Getting Started with Free Writing

So, where should you freewrite?  Paper or go electronic?  Online, on your phone, in a document on your computer?    So many questions to answer.

I actually have multiple journals – both paper and electronic – and they each serve a different purpose for me.

Paper Journals

I keep three paper journals: (1) a  5-year memory book, a clothed-covered embroidered journal from Punctuate that I got from Barnes and Noble, and an Awesomeness journal.  The 5 year memory book  is where I write a few lines each night about my day to capture the essence of it.  This journal allows me to skim my year and see the things and thoughts that resonated with me. It’s also a pretty good marker of how quickly the year is passing, so warning on that front!

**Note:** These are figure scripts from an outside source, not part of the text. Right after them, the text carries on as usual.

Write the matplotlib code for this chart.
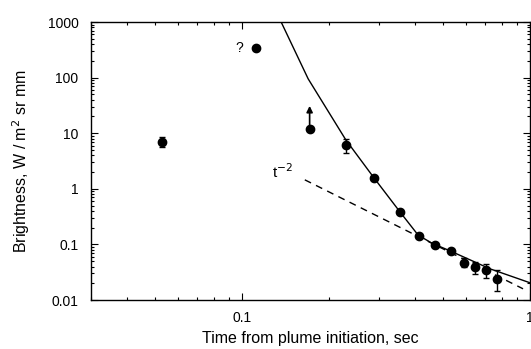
import numpy as np
import matplotlib
matplotlib.use('Agg')
import matplotlib.pyplot as plt
from matplotlib.ticker import LogLocator, NullFormatter, FixedLocator, FixedFormatter

plt.rcParams['font.family'] = ['Liberation Sans', 'DejaVu Sans']

# measured points
t_pts = [0.053, 0.112, 0.172, 0.230, 0.288, 0.354, 0.412, 0.468, 0.531, 0.590, 0.644, 0.703, 0.766]
b_pts = [7.0, 344., 12., 6.2, 1.56, 0.375, 0.143, 0.097, 0.077, 0.047, 0.0385, 0.0345, 0.024]
b_lo = [5.7, 344., 12., 4.4, 1.45, 0.35, 0.135, 0.092, 0.072, 0.0385, 0.029, 0.0247, 0.0146]
b_hi = [8.4, 344., 12., 7.9, 1.68, 0.40, 0.152, 0.103, 0.082, 0.0567, 0.048, 0.044, 0.0346]

# lower-limit arrow on the third point
arrow_t = 0.172
arrow_from = 12.
arrow_to = 31.

# model curve
t_fit = [0.137, 0.170, 0.2296, 0.2874, 0.3537, 0.4092, 0.4571, 0.5275, 0.7262, 1.0]
b_fit = [1000., 95., 7.6, 1.58, 0.386, 0.147, 0.105, 0.0767, 0.0364, 0.0204]

# t^-2 reference line
t_ref = [0.1655, 0.946]
b_ref = [1.45, 0.0159]

fig = plt.figure(figsize=(5.31, 3.49), dpi=100)
ax = fig.add_axes([91 / 531., 49 / 349., 439 / 531., 278 / 349.])

ax.plot(t_fit, b_fit, 'k-', lw=1.0)
ax.plot(t_ref, b_ref, 'k--', lw=1.0, dashes=(5, 4))

b_pts = np.array(b_pts)
yerr = [b_pts - np.array(b_lo), np.array(b_hi) - b_pts]
ax.errorbar(t_pts, b_pts, yerr=yerr, fmt='o', color='k', ms=6,
            elinewidth=1.0, capsize=2.5, capthick=1.0)

ax.annotate('', xy=(arrow_t, arrow_to), xytext=(arrow_t, arrow_from),
            arrowprops=dict(arrowstyle='-|>', color='k', lw=1.2,
                            mutation_scale=9, shrinkA=0, shrinkB=0))

ax.text(0.0984, 344., '?', fontsize=10, ha='center', va='center')
ax.text(0.127, 2.0, r't$^{-2}$', fontsize=11, ha='left', va='center')

ax.set_xscale('log')
ax.set_yscale('log')
ax.set_xlim(0.03, 1.0)
ax.set_ylim(0.01, 1000)

ax.yaxis.set_major_locator(FixedLocator([0.01, 0.1, 1, 10, 100, 1000]))
ax.yaxis.set_major_formatter(FixedFormatter(['0.01', '0.1', '1', '10', '100', '1000']))
ax.yaxis.set_minor_locator(LogLocator(base=10, subs=np.arange(2, 10)))
ax.yaxis.set_minor_formatter(NullFormatter())
ax.xaxis.set_major_locator(FixedLocator([0.1, 1.0]))
ax.xaxis.set_major_formatter(FixedFormatter(['0.1', '1']))
ax.xaxis.set_minor_locator(LogLocator(base=10, subs=np.arange(2, 10)))
ax.xaxis.set_minor_formatter(NullFormatter())

ax.tick_params(which='both', direction='in', top=True, right=True, labelsize=10, width=0.8)
ax.tick_params(which='major', length=5)
ax.tick_params(which='minor', length=2.5)
ax.tick_params(axis='y', pad=9)
ax.tick_params(axis='x', pad=8)
for s in ax.spines.values():
    s.set_linewidth(1.0)

ax.set_xlabel('Time from plume initiation, sec', fontsize=11.5, labelpad=4)
ax.set_ylabel(r'Brightness, W / m$^2$ sr mm', fontsize=11.5, labelpad=11)

fig.savefig('out.png', dpi=100)
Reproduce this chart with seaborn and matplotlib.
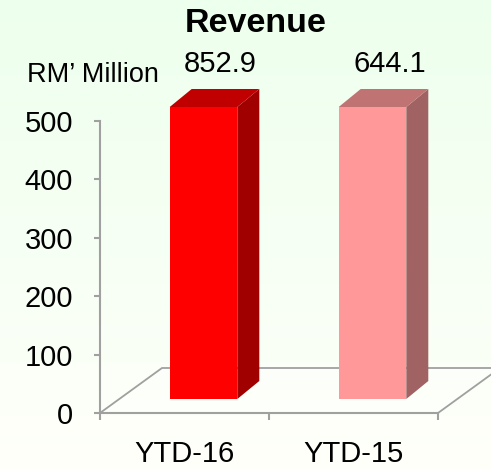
import numpy as np
import pandas as pd
import matplotlib
matplotlib.use("Agg")
import matplotlib.pyplot as plt
import seaborn as sns
from matplotlib.patches import Polygon
from matplotlib.transforms import Affine2D, IdentityTransform

# ---- data ----
categories = ["YTD-16", "YTD-15"]
revenue = [852.9, 644.1]
value_labels = ["852.9", "644.1"]
y_ticks = [0, 100, 200, 300, 400, 500]
title = "Revenue"
unit_label = "RM\u2019 Million"

# ---- style ----
front_colors = ["#FF0000", "#FF9999"]
side_colors = ["#A00000", "#A06262"]
top_colors = ["#C00000", "#C07373"]
grid_gray = "#A0A0A0"

sns.set_theme(style="white")
plt.rcParams['font.family'] = ['Liberation Sans', 'DejaVu Sans']

W, H = 491, 469
fig = plt.figure(figsize=(W / 100, H / 100), dpi=100)

# background gradient
bg = fig.add_axes([0, 0, 1, 1], zorder=-10)
g = np.linspace(0, 1, 256)[:, None, None]
top_c = np.array([0.93, 1.0, 0.93])
bot_c = np.array([1.0, 1.0, 0.98])
img = top_c[None, None, :] * (1 - g) + bot_c[None, None, :] * g
img = np.repeat(img, 2, axis=1)
bg.imshow(img, aspect='auto', extent=[0, 1, 0, 1])
bg.axis('off')

ax = fig.add_axes([100 / W, 56 / H, 338 / W, 292 / H])
ax.set_facecolor('none')
ymax = y_ticks[-1]
df = pd.DataFrame({"cat": categories, "h": np.minimum(revenue, ymax)})
sns.barplot(data=df, x="cat", y="h", hue="cat", palette=front_colors,
            width=0.4, ax=ax, legend=False, saturation=1)
ax.set_xlim(-0.5, 1.5)
ax.set_ylim(0, ymax)
ax.set_xlabel("")
ax.set_ylabel("")
ax.set_yticks(y_ticks)

# depth offsets (pixels)
floor_d = np.array([62.0, 45.0])
bar_shift = np.array([19.0, 14.0])
bar_d = np.array([22.0, 18.0])

T = ax.transData
# floor
fl = T.transform([(-0.5, 0), (1.5, 0)])
floor = Polygon([fl[0], fl[1], fl[1] + floor_d, fl[0] + floor_d], closed=True,
                facecolor=(1, 1, 1, 0.35), edgecolor=grid_gray, lw=1.3,
                transform=IdentityTransform(), clip_on=False, zorder=1)
ax.add_patch(floor)

bars = [p for p in ax.patches if p is not floor][:len(categories)]
for i, p in enumerate(bars):
    x0 = p.get_x(); w = p.get_width(); h = p.get_height()
    p.set_transform(T + Affine2D().translate(*bar_shift))
    p.set_clip_on(False)
    p.set_edgecolor('none')
    p.set_zorder(3)
    bl, br, tr, tl = T.transform([(x0, 0), (x0 + w, 0), (x0 + w, h), (x0, h)]) + bar_shift
    side = Polygon([br, tr, tr + bar_d, br + bar_d], closed=True,
                   facecolor=side_colors[i], edgecolor='none',
                   transform=IdentityTransform(), clip_on=False, zorder=3)
    top = Polygon([tl, tr, tr + bar_d, tl + bar_d], closed=True,
                  facecolor=top_colors[i], edgecolor='none',
                  transform=IdentityTransform(), clip_on=False, zorder=3)
    ax.add_patch(side)
    ax.add_patch(top)
    ax.annotate(value_labels[i], xy=(x0 + w / 2, h), xytext=(36 * 0.72, 49 * 0.72),
                textcoords='offset points', ha='center', va='baseline',
                fontsize=21, color='black', annotation_clip=False)

ax.set_xlim(-0.5, 1.5)
ax.set_ylim(0, ymax)

for s in ['top', 'right']:
    ax.spines[s].set_visible(False)
for s in ['left', 'bottom']:
    ax.spines[s].set_color(grid_gray)
    ax.spines[s].set_linewidth(1.5)

ax.tick_params(axis='y', left=True, length=4.3, width=1.5, color=grid_gray,
               pad=15, labelsize=21, labelcolor='black')
ax.set_xticks([-0.5, 0.5, 1.5], minor=True)
ax.tick_params(axis='x', which='major', length=0, pad=19.5, labelsize=21, labelcolor='black')
ax.tick_params(axis='x', which='minor', bottom=True, length=5, width=1.5, color=grid_gray)

fig.text(256 / W, 1 - 32 / H, title, ha='center', va='baseline',
         fontsize=24.5, fontweight='bold', color='black')
fig.text(93 / W, 1 - 82 / H, unit_label, ha='center', va='baseline',
         fontsize=19.5, color='black')

fig.savefig("out.png", dpi=100)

The purple cloth-embroidered journal is for longer thoughts.  I always take it when I travel and have time to really get into details about my experiences.  I use it to write more deeply about the kids birthdays or their milestones or exceptional snow storms.  While these are all pretty memorable in and of themselves, it’s nice to go back and relive those moments through my writing.

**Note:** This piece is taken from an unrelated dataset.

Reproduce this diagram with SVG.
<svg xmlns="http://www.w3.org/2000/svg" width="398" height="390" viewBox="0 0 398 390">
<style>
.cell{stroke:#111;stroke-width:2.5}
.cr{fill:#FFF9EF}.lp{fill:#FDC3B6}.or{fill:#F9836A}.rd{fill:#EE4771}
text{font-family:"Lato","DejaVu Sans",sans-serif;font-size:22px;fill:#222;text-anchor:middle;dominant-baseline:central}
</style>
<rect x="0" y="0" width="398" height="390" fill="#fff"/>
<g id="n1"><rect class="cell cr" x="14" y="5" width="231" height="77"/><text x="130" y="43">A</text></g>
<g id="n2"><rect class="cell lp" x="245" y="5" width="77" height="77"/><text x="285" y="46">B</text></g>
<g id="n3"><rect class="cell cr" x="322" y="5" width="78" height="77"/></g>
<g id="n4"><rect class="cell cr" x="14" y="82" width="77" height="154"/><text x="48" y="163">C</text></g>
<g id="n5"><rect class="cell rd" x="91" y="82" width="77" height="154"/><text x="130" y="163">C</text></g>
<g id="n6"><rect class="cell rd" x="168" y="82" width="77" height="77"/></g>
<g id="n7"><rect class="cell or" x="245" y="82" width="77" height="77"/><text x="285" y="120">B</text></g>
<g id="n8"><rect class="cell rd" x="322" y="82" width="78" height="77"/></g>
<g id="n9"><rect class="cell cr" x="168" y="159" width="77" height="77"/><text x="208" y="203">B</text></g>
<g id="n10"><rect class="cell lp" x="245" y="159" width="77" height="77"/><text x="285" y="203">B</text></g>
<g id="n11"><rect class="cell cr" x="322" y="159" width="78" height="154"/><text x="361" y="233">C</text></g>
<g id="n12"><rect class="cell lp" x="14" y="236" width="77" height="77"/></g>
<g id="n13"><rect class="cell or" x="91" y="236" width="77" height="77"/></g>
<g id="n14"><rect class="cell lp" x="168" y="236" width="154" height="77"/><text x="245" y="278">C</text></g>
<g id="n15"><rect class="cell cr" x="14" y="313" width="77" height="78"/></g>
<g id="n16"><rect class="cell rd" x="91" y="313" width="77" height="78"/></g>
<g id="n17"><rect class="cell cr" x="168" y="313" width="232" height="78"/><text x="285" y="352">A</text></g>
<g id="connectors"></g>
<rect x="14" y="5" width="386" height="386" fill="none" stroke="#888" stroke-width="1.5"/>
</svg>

The awesomeness journal I received as a present from my husband for Mother’s Day this year.  It is exactly how it is described – a journal where you write down all the awesome things that you did on a particular day.  Now before you find that to be extremely self-centered and egotistical, let me explain. If you are like most females and a fair share of men (in other words – you are human), you might be a wee bit critical of yourself.   The awesomeness journal is meant to counteract that by chronicling  all the really great things that you do every day but never give yourself any credit for.  It is amazing how good it makes you feel to give yourself a pat on the back every once in a while.

Most of what I write in paper journals is positive. I don’t write down memories in the five-year memory book that I don’t want to remember – same for the embroidered purple journal.  And of course, there’s never anything negative in the Awesomeness journal.

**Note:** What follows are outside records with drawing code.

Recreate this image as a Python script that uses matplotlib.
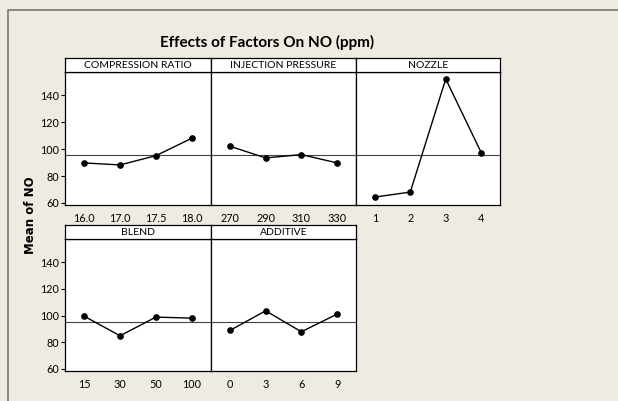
import numpy as np
import matplotlib
matplotlib.use("Agg")
import matplotlib.pyplot as plt
from matplotlib.lines import Line2D

# Main effects data (means of NO, ppm)
factors = ["COMPRESSION RATIO", "INJECTION PRESSURE", "NOZZLE", "BLEND", "ADDITIVE"]
cr_levels = ["16.0", "17.0", "17.5", "18.0"]
cr_means = [89.8, 88.3, 95.2, 108.2]
ip_levels = ["270", "290", "310", "330"]
ip_means = [102.2, 93.5, 96.0, 89.8]
nozzle_levels = ["1", "2", "3", "4"]
nozzle_means = [64.4, 68.1, 152.2, 97.5]
blend_levels = ["15", "30", "50", "100"]
blend_means = [99.6, 84.9, 98.9, 98.1]
additive_levels = ["0", "3", "6", "9"]
additive_means = [88.9, 103.6, 87.9, 101.1]
grand_mean = 95.4
y_ticks = [60, 80, 100, 120, 140]

levels = [cr_levels, ip_levels, nozzle_levels, blend_levels, additive_levels]
means = [cr_means, ip_means, nozzle_means, blend_means, additive_means]

W, H = 618, 401
bg = "#EFEBE2"
narrow = ["Lato", "DejaVu Sans"]

fig = plt.figure(figsize=(W / 100, H / 100), dpi=100, facecolor=bg)

def px(x0, y0, x1, y1):
    # pixel box (top-left origin) -> figure fraction rect
    return [x0 / W, 1 - y1 / H, (x1 - x0) / W, (y1 - y0) / H]

cols = [(65, 211), (211, 356), (356, 500)]
rows = [(58, 72, 205), (225, 239, 371)]

for i, name in enumerate(factors):
    r, c = divmod(i, 3)
    x0, x1 = cols[c]
    ys, yt, yb = rows[r]
    ax = fig.add_axes(px(x0, yt, x1, yb))
    ax.set_facecolor("white")
    xs = np.arange(len(levels[i]))
    ax.axhline(grand_mean, color="#444444", lw=0.8, zorder=1)
    ax.plot(xs, means[i], color="black", lw=1.0, marker="o", ms=3.8, zorder=3)
    ax.set_xlim(-0.53, 3.53)
    ax.set_ylim(58.5, 157.4)
    ax.set_xticks(xs)
    ax.set_xticklabels(levels[i], family=narrow, fontsize=7.8)
    ax.tick_params(axis="x", length=0, pad=6)
    if c == 0:
        ax.set_yticks(y_ticks)
        ax.set_yticklabels([str(t) for t in y_ticks], family=narrow, fontsize=7.8)
        ax.tick_params(axis="y", length=3, width=0.8, pad=1)
    else:
        ax.set_yticks([])
    for s in ax.spines.values():
        s.set_linewidth(0.9)
        s.set_color("black")

    # strip header
    sax = fig.add_axes(px(x0, ys, x1, yt))
    sax.set_facecolor("white")
    sax.set_xticks([])
    sax.set_yticks([])
    for s in sax.spines.values():
        s.set_linewidth(0.9)
    sax.text(0.5, 0.45, name, ha="center", va="center", fontsize=7.5,
             family=narrow, transform=sax.transAxes)

fig.text(267 / W, 1 - 42 / H, "Effects of Factors On NO (ppm)", ha="center",
         va="center", fontsize=11, fontweight="bold", family=narrow)
fig.text(30 / W, 1 - 215 / H, "Mean of NO", rotation=90, ha="center",
         va="center", fontsize=8.5, fontweight="bold", family="DejaVu Sans")

# outer frame
fig.add_artist(Line2D([8 / W, 8 / W, 1.0], [0.0, 1 - 10 / H, 1 - 10 / H],
                      transform=fig.transFigure, color="#777777", lw=1.2))

fig.savefig("out.png", dpi=100, facecolor=bg)
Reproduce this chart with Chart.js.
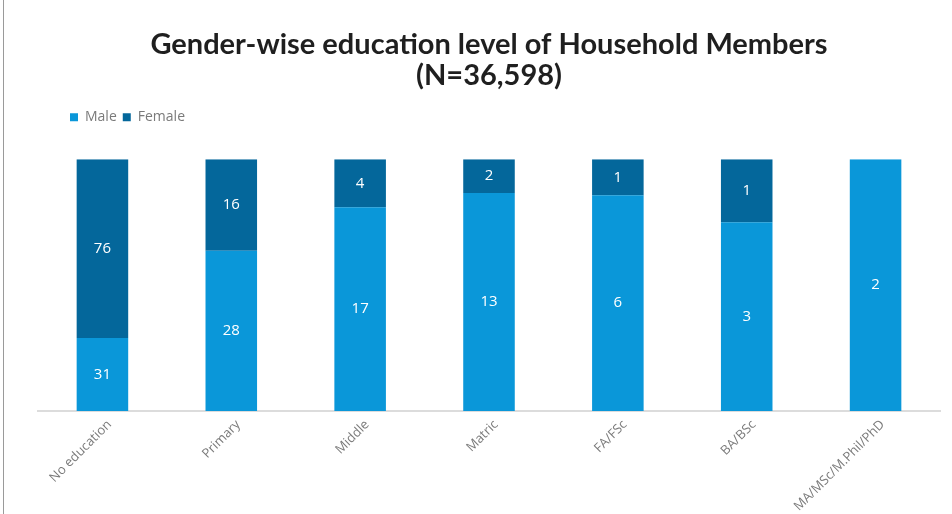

But sometimes, bad stuff happens and you get upset about it.  If you’ve seen the movie Inside Out, you know that  joy isn’t the only emotion out there.  And when I am not feeling the joy, I write about it in my online journal.

Online Journals

Natalie Goldberg, author of Writing to the Bones suggests that you not use a very nice notebook to write in because then you might be tempted to write only very nice things or very neatly or things of publishable quality.  If you want to really get things off your chest, she suggests, you need a really crappy spiral ring or composition notebook.

Personally, I’ve never been inspired to freewrite with real abandon in a plain vanilla notebook.  I’m too afraid that someone will find it and read it. And Natalie’s absolutely right – I only write very nice things in my paper journals, and I do try to write very neatly.

That’s why I keep a secret online journal that is private. Okay – so it’s not so secret now that I’ve told you, but it is still private. Go ahead and try  – you’ll never find it.  This is where I do my most productive freewriting.  My fingers fly over the keyboard when I write in my online journal and I pay no attention whatsoever to spelling, grammar or run-on sentences. When someone has ticked me off so much that I can barely breathe, I write about it in my online journal.  When I am trying to figure out what to do about something, I write about it there.  When I first started working on my blog, I wrote all of my entries in my online journal first. It’s my safe space.  And because it is so safe, it has some of my best writing – not that you will ever get to read it.

There are a lot of online journals out there, and they also have mobile apps so that you can write whenever the spirit moves you.  Some that I have used included Penzu, Day One, Jrnl and LiveJournal.  Recently, I’ve started keeping a work journal using Jrnl.   My work journal helps me to figure out if I am spending my time productively and on what I should be focusing.  My goal is to write for at least 10 minutes before I leave for the day.  This has been challenging because when the day comes to an end, the last thing I generally want to do is then write about it.  The trick is to shut everything down at least 10 minutes early – which is also challenging.  But when I have managed to achieve that, I find that those few minutes of writing brings me closure on my day and helps me leave the work at work when i walk out the door.

Freewriting is like talking to a best friend whose a great listener. It doesn’t judge you, it doesn’t try to give you advice – it just lets you blow off your steam and figure things out for yourself.  Keeping a journal can also be a great way to chronicle your life – to relive all the great stuff that happens too.  

So pick out your journal and start writing.